(Sumber: disdikbud.acehtengahkab.go.id)
Reporter: Chairani
Suara USU, Medan. Ki Hajar Dewantara, memiliki nama asli Raden Mas Soewardi Soerjaningrat merupakan seorang priyayi, aktivis kemerdekaan Indonesia, guru, politisi, dan pelopor pendidikan kaum pribumi Indonesia dari masa kolonial Belanda. Lahir pada 2 Mei 1899 di Yogyakarta, Ki Hajar Dewantara dikenal sebagai pelopor pendidikan rakyat Indonesia dengan visi yang revolusioner dalam menciptakan pendidikan yang inklusi dan bebas, terutama bagi rakyat jelata yang pada saat itu terpinggirkan oleh sistem kolonial.
Ki Hajar Dewantara yang merupakan turunan Bangsawan Jawa memilih memperjuangkan hak-hak rakyat kecil terutama dibidang Pendidikan. Ia mengawali kariernya sebagai jurnalis di berbagai surat kabar, seperti Sediotomo, Midden Jawa, De Expres, Oetoesan Hindia, Kaoem Moeda, Thahaja Timoer, dan Poesara. Melalaui tulisan-tulisannya yang komunikatif dengan gaya bahasa yang lugas tetapi penuh makna, ia sering mengkritik pemerintah kolonial Hindia Belanda yang tidak adil pada pribumi. Salah satu tulisannya yang terkenal adalah “Als ik een Nederlander was” atau dalam bahasa Indonesia berarti “Seandainya Aku Seorang Belanda” yang dimuat dalam surat kabar De Express di mana ia mengkritik keras para pemerintah Hindia Belanda yang berniat mengumpulkan sumbangan dari pribumi untuk perayaan 100 tahun kemerdekaan Belanda dari Prancis pada tahun 1913. Akibat tulisan tersebut, dia ditangkap dan diasingkan ke Pulau Bangka. Namun, kedua rekannya, Multatuli dan Tjipto Mangoenkoesoemo memprotes dan akhirnya mereka bertiga dikenal sebagai “Tiga Serangkai” yang diasingkan ke Belanda.

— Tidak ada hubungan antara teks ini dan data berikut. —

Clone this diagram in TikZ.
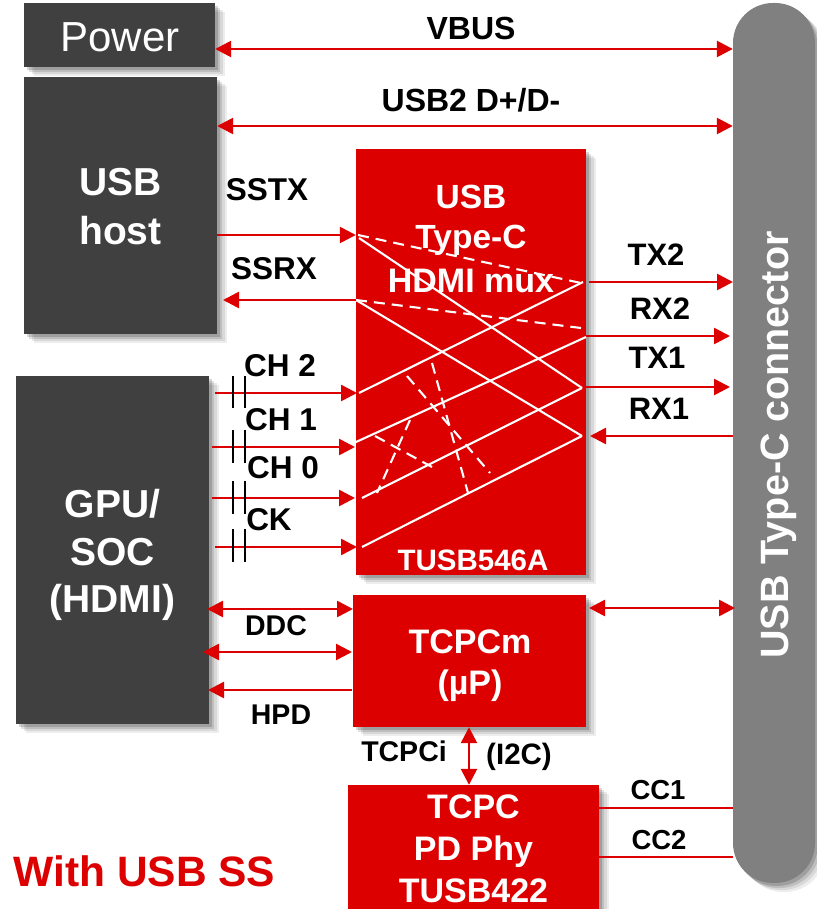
\documentclass[tikz,border=0pt]{standalone}
\usepackage{fontspec}
\setmainfont{Liberation Sans}
\usepackage{xcolor}
\usetikzlibrary{arrows.meta,shadows}
\definecolor{tiRed}{HTML}{DD0000}
\definecolor{darkBox}{HTML}{404040}
\definecolor{connGray}{HTML}{808080}
\newcommand{\fsz}[2]{\fontsize{#1}{#2}\selectfont\bfseries}
\tikzset{
  softshadow/.style={general shadow={fill=black,opacity=.07,shadow xshift=10pt,shadow yshift=-9pt},
    general shadow={fill=black,opacity=.09,shadow xshift=7.5pt,shadow yshift=-7pt},
    general shadow={fill=black,opacity=.12,shadow xshift=5pt,shadow yshift=-5pt},
    general shadow={fill=black,opacity=.16,shadow xshift=2.5pt,shadow yshift=-3pt}},
  box/.style={draw=none,inner sep=0pt,softshadow},
  darkbox/.style={box,fill=darkBox},
  redbox/.style={box,fill=tiRed},
  lbl/.style={inner sep=0pt,text=black,align=center},
  boxtext/.style={lbl,text=white},
  bus/.style={draw=tiRed,line width=2.6pt},
  tip/.style={-{Triangle[length=16pt,width=16pt]}},
  tips/.style={{Triangle[length=16pt,width=16pt]}-{Triangle[length=16pt,width=16pt]}},
  plate/.style={draw=black,line width=2.6pt},
  wire/.style={draw=white,line width=2.1pt},
  dashwire/.style={draw=white,line width=2.1pt,dash pattern=on 11pt off 7pt},
}
\newcommand{\capacitor}[2]{%
  \draw[plate] (233,#1) -- (233,#2);
  \draw[plate] (245,#1) -- (245,#2);
}
\begin{document}
\begin{tikzpicture}[x=1pt,y=-1pt]
  \useasboundingbox (0,0) rectangle (816,909);

  % boxes
  \node[darkbox,minimum width=191pt,minimum height=64pt] (power) at (119.5,35) {};
  \node[darkbox,minimum width=193pt,minimum height=257pt] (host) at (120.5,205.5) {};
  \node[darkbox,minimum width=193pt,minimum height=348pt] (gpu) at (112.5,550) {};
  \node[redbox,minimum width=230pt,minimum height=426pt] (mux) at (471,362) {};
  \node[redbox,minimum width=233pt,minimum height=132pt] (tcpcm) at (469.5,661) {};
  \node[redbox,minimum width=251pt,minimum height=126pt] (tcpc) at (473.5,848) {};
  \node[box,fill=connGray,rounded corners=40pt,minimum width=82pt,minimum height=880pt] (conn) at (774,443) {};

  % box texts
  \node[boxtext,font=\fontsize{42}{50}\selectfont] (powerlabel) at (120,37) {Power};
  \node[boxtext,font=\fsz{39}{49}] (hostlabel) at (120.5,207) {USB\\host};
  \node[boxtext,font=\fsz{39}{47.5}] (gpulabel) at (112.5,555) {GPU/\\SOC\\(HDMI)};
  \node[boxtext,font=\fsz{34}{41}] (tcpcmlabel) at (470,666) {TCPCm\\(µP)};
  \node[boxtext,font=\fsz{34}{42}] (tcpclabel) at (473.5,849) {TCPC\\PD Phy\\TUSB422};
  \node[boxtext,rotate=90,font=\fsz{39.5}{47}] (connlabel) at (779,445) {USB Type-C connector};

  % crossings inside the mux
  \draw[dashwire] (358,235) -- (581,283);
  \draw[dashwire] (356,300) -- (581,328);
  \draw[wire] (359,238) -- (582,388);
  \draw[wire] (356,300) -- (582,436);
  \draw[wire] (359,393) -- (583,282);
  \draw[wire] (356,442) -- (586,337);
  \draw[wire] (362,498) -- (582,388);
  \draw[wire] (362,547) -- (582,436);
  \draw[dashwire] (407,376) -- (490,473);
  \draw[dashwire] (432,363) -- (468,493);
  \draw[dashwire] (375,436) -- (432,467);
  \draw[dashwire] (410,420) -- (377,493);

  % mux texts
  \node[boxtext,font=\fsz{33.5}{40}] (muxa) at (471,197) {USB};
  \node[boxtext,font=\fsz{33.5}{40}] (muxb) at (471,240) {Type-C};
  \node[boxtext,font=\fsz{34}{40}] (muxc) at (471,281) {HDMI mux};
  \node[boxtext,font=\fsz{29.5}{36}] (muxd) at (473,560) {TUSB546A};

  % port positions
  \coordinate (vbusL) at (power.east |- 0,49);
  \coordinate (vbusR) at (conn.west |- 0,49);
  \coordinate (usbL) at (host.east |- 0,126);
  \coordinate (usbR) at (conn.west |- 0,126);
  \coordinate (sstxL) at (host.east |- 0,235);
  \coordinate (sstxR) at (mux.west |- 0,235);
  \coordinate (ssrxL) at (223,300);
  \coordinate (ssrxR) at (mux.west |- 0,300);
  \coordinate (chtwoL) at (215,393);
  \coordinate (chtwoR) at (357,393);
  \coordinate (choneL) at (212,447);
  \coordinate (choneR) at (355,447);
  \coordinate (chzeroL) at (212,498);
  \coordinate (chzeroR) at (355,498);
  \coordinate (ckL) at (215,547);
  \coordinate (ckR) at (357,547);
  \coordinate (txtwoL) at (589,282);
  \coordinate (txtwoR) at (733,282);
  \coordinate (rxtwoL) at (586,336);
  \coordinate (rxtwoR) at (730,336);
  \coordinate (txoneL) at (586,387);
  \coordinate (txoneR) at (730,387);
  \coordinate (rxoneL) at (590,436);
  \coordinate (rxoneR) at (733,436);
  \coordinate (ddcL) at (207,609);
  \coordinate (ddcR) at (353,609);
  \coordinate (auxL) at (203,652);
  \coordinate (auxR) at (352,652);
  \coordinate (hpdL) at (208,690);
  \coordinate (hpdR) at (352,690);
  \coordinate (sbuL) at (589,608);
  \coordinate (sbuR) at (735,608);

  % connectors
  \draw[bus,tips] (vbusL) -- (vbusR);
  \draw[bus,tips] (usbL) -- (usbR);
  \draw[bus,tip] (sstxL) -- (sstxR);
  \draw[bus,tip] (ssrxR) -- (ssrxL);
  \draw[bus,tip] (chtwoL) -- (chtwoR);
  \draw[bus,tip] (choneL) -- (choneR);
  \draw[bus,tip] (chzeroL) -- (chzeroR);
  \draw[bus,tip] (ckL) -- (ckR);
  \draw[bus,tip] (txtwoL) -- (txtwoR);
  \draw[bus,tip] (rxtwoL) -- (rxtwoR);
  \draw[bus,tip] (txoneL) -- (txoneR);
  \draw[bus,tip] (rxoneR) -- (rxoneL);
  \draw[bus,tips] (ddcL) -- (ddcR);
  \draw[bus,tips] (auxL) -- (auxR);
  \draw[bus,tip] (hpdR) -- (hpdL);
  \draw[bus,tips] (sbuL) -- (sbuR);
  \draw[bus,tips] (tcpcm.south -| 469,0) -- (tcpc.north -| 469,0);
  \draw[bus] (tcpc.east |- 0,808) -- (conn.west |- 0,808);
  \draw[bus] (tcpc.east |- 0,857) -- (conn.west |- 0,857);

  % coupling capacitors
  \capacitor{376}{408}
  \capacitor{430}{463}
  \capacitor{481}{514}
  \capacitor{529}{562}

  % labels
  \node[lbl,font=\fsz{32}{38}] (vbus) at (471,28) {VBUS};
  \node[lbl,font=\fsz{32}{38}] (usbtwo) at (471,100) {USB2 D+/D-};
  \node[lbl,font=\fsz{31.5}{37}] (sstx) at (267,190) {SSTX};
  \node[lbl,font=\fsz{31.5}{37}] (ssrx) at (274,269) {SSRX};
  \node[lbl,font=\fsz{31.5}{37}] (chtwo) at (280,366) {CH 2};
  \node[lbl,font=\fsz{31.5}{37}] (chone) at (281,420) {CH 1};
  \node[lbl,font=\fsz{31.5}{37}] (chzero) at (283,468) {CH 0};
  \node[lbl,font=\fsz{31.5}{37}] (ck) at (269,520) {CK};
  \node[lbl,font=\fsz{31}{37}] (txtwo) at (656,255) {TX2};
  \node[lbl,font=\fsz{31}{37}] (rxtwo) at (660,309) {RX2};
  \node[lbl,font=\fsz{31}{37}] (txone) at (657,358) {TX1};
  \node[lbl,font=\fsz{31}{37}] (rxone) at (659,409) {RX1};
  \node[lbl,font=\fsz{28.5}{34}] (ddc) at (276,626) {DDC};
  \node[lbl,font=\fsz{28.5}{34}] (hpd) at (281,715) {HPD};
  \node[lbl,font=\fsz{28.5}{34}] (tcpci) at (404,751) {TCPCi};
  \node[lbl,font=\fsz{29.5}{35}] (itwoc) at (519,757) {(I2C)};
  \node[lbl,font=\fsz{27.5}{33}] (ccone) at (658,790) {CC1};
  \node[lbl,font=\fsz{27.5}{33}] (cctwo) at (659,840) {CC2};
  \node[lbl,text=tiRed,font=\fsz{42.5}{50}] (title) at (144.5,871) {With USB SS};
\end{tikzpicture}
\end{document}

Selama di pengasingan, Ki Hajar Dewantara mendalami bidang filsafat dan pendidikan. Sekembalinya ke Indonesia, ia mendirikan Nationaal Onderwijs Instituut Taman Siswa pada 3 Juli 1922 di Yogyakarta. Institusi ini menjadi tonggak penting dalam sejarah pendidikan nasional karena menawarkan pendidikan berbasis budaya Indonesia, menanamkan nilai-nilai kebangsaan, dan terbuka untuk semua kalangan tanpa memandang status sosial. Taman Siswa menekankan filosofi pendidikan yang dikenal sebagai Tri-Nga (pemahaman), Ngroso (perasaan), dan Nglakoni (pengalaman). Selain itu, ia memperkenalkan konsep pendidikan yang semboyannya terkenal sampai saat ini yaitu “Ing ngarso sung tulodo, Ing madyo mangun karso, Tut wuri handayani” yang berarti “Di depan memberi teladan, di tengah membangun semangat, di belakang memberi dorongan”

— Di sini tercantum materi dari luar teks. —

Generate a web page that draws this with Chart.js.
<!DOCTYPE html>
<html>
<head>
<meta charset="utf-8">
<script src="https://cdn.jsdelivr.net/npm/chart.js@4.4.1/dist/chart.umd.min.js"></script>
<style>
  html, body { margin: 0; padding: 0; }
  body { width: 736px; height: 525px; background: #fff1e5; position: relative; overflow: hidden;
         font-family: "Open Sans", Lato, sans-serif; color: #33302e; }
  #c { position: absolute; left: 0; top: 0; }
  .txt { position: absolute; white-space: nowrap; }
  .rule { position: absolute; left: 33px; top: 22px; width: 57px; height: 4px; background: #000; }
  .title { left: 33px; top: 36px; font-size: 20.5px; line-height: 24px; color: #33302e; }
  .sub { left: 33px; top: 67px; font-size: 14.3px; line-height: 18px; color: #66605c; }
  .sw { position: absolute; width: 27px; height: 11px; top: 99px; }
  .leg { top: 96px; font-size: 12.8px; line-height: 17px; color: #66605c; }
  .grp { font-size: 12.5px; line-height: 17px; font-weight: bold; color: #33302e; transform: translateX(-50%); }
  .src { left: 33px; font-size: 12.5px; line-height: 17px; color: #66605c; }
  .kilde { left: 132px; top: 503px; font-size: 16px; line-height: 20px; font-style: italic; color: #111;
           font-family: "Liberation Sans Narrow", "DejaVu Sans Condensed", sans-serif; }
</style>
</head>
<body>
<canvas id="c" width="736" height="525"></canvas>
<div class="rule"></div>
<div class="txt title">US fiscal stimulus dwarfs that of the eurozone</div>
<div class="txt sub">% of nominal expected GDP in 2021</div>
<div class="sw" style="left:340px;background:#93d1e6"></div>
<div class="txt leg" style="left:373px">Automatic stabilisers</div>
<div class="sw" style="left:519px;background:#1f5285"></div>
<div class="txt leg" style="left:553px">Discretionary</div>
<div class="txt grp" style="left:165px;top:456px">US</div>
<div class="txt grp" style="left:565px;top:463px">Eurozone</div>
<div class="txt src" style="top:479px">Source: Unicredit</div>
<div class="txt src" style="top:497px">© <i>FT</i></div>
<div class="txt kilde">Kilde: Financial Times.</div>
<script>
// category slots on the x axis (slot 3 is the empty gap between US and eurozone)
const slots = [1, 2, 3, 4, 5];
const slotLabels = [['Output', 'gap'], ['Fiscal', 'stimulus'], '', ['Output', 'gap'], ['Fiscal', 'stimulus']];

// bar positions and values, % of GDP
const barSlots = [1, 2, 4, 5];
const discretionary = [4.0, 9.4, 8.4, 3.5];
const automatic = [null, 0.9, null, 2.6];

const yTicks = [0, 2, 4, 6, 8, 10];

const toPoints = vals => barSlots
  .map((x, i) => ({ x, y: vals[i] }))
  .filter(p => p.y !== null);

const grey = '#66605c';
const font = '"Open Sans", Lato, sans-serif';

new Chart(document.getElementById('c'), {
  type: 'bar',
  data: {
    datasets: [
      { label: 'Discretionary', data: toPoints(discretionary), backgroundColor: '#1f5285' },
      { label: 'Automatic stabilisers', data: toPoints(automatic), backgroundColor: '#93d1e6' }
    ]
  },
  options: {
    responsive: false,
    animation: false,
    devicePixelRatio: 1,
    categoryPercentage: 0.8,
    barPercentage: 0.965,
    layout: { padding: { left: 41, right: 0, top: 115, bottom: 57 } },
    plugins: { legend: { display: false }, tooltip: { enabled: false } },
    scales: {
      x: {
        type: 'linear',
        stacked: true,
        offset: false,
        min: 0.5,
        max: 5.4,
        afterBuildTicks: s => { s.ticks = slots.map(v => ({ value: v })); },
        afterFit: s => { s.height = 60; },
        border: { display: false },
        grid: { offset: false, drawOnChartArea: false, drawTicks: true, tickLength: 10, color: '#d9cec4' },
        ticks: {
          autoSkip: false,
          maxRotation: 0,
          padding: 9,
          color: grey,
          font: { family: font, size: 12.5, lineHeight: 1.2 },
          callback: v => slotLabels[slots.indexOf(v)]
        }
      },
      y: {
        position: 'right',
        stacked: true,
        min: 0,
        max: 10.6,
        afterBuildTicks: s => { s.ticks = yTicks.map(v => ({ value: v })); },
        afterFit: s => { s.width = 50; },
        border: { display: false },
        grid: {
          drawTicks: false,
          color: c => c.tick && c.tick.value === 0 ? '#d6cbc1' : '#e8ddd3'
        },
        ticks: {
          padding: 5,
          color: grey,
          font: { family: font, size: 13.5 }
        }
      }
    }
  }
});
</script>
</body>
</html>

Atas jasa-jasanya dalam mengembangkan pendidikan di Indonesia, Ki Hajar Dewantara dianugerahi gelar Bapak Pendidikan Nasional Indonesia oleh Presiden Soekarno, dan tanggal kelahirannya, 2 Mei, diperingati sebagai Hari Pendidikan Nasional. Warisan terbesar Ki Hajar Dewantara adalah pandangannya bahwa pendidikan harus membebaskan manusia, bukan sekedar sarana pengajaran. Ia percaya bahwa pendidikan adalah hak setiap orang, bukan hak istimewa yang hanya dapat dinikmati segelintir orang saja.
Ki Hajar Dewantara wafat pada 26 April 1959 tetapi gagasan-gagasannya masih relevan dan digunakan hingga saat ini. Institusi Taman Siswa yang ia bangun masih eksis dan menjadi simbol perjuangan pendidikan di Indonesia yang berbasis pada kebangsaan dan kemanusiaan. Melalui dedikasi dan kontribusinya, Ki Hajar Dewantara bukan hanya meletakkan dasar pendidikan modern di Indonesia, tetapi ia juga memberikan teladan bagaimana pendidikan dapat menjadi alat perjuangan untuk mencapai keadilan sosial dan pembebasan rakyat.